Qaraqosh (Agence Fides) - Huit ans exactement se sont écoulés depuis les événements qui, dans la nuit du 6 au 7 août 2014, ont contraint plusieurs dizaines de milliers de chrétiens à quitter les villes et les villages de la plaine de Ninive, face à l'offensive des miliciens djihadistes de l'autoproclamé État islamique (Daesh), et après le retrait des milices peshmerga stationnées dans la zone (voir Fides 8/8/2014). Cette nuit dramatique, comme l'a raconté à Fides Sœur Luigina Sako (voir Fides 7/8/2020), les djihadistes du Califat ont occupé les villages de la Plaine habités par des chrétiens, ordonnant par haut-parleurs à la population d'abandonner leurs maisons.
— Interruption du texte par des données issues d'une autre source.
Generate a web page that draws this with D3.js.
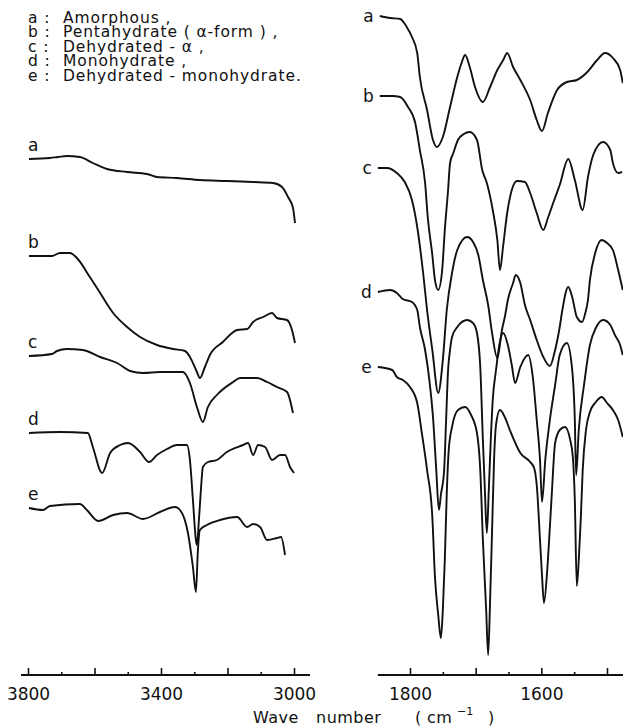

La plupart ont fui, n'emportant avec eux que les vêtements qu'ils portaient, trouvant un premier refuge dans les banlieues d'Erbil et d'autres villes de la région autonome du Kurdistan irakien.
Huit ans plus tard, les données et les rapports sur le " retour " des chrétiens irakiens dans leurs maisons et villages de leurs racines historiques apparaissent toujours controversés, et ne peuvent être décryptés avec des clés simplistes.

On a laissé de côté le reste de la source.